Yale has a long and storied tradition of excellence in macroeconomics and is currently one of the most vibrant macro research groups in the world. It includes faculty leading the field in both theory and empirical research as well as several faculty influencing current policy debates. It consistently trains and places macroeconominists in leading universities and policy institutions around the world.

Overview of Courses

The graduate macro sequence consists of the two core courses (510 and 511) and two advanced courses (525 and 526). The core courses analyze short-run determination of aggregate employment, income, investment, saving, prices, interest rates, asset prices, as well as growth, fiscal and monetary policy. To this purpose, core courses extensively train students in the methodology of modern dynamic economics: Dynamic Programming, Vector Autoregressions, Equilibrium concepts, computational methods.
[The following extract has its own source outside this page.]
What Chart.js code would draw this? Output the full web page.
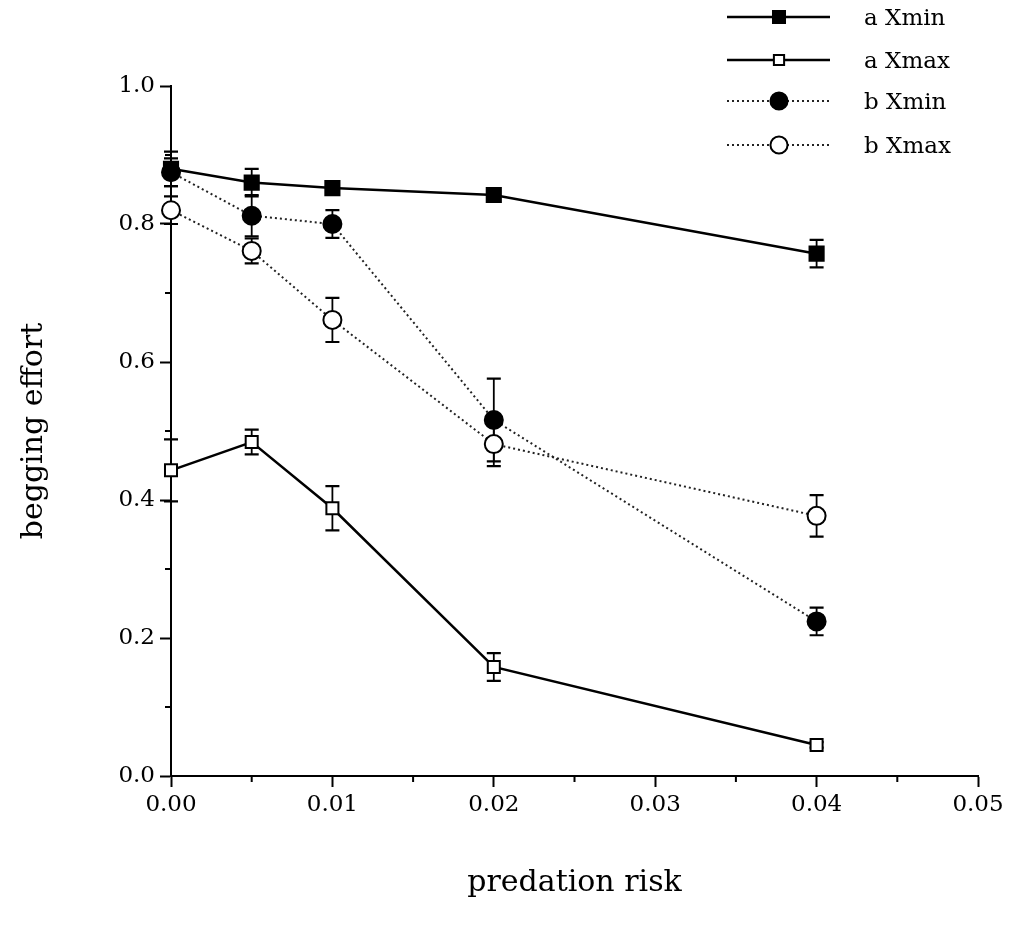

The advanced courses are topical and track frontier research in macroeconomics. Prominent examples of recently covered topics are heterogeneous agent economics with adjustment costs to capital and labor, wealth inequality in incomplete market economies with financial market imperfections, optimal taxation, search theory of unemployment.

Seminars

We have a weekly Macroeconomics Workshop at which faculty from other universities and advanced graduate students make presentations. The department also sponsors a weekly Macro Lunch where Yale faculty and graduate students present work in early stages.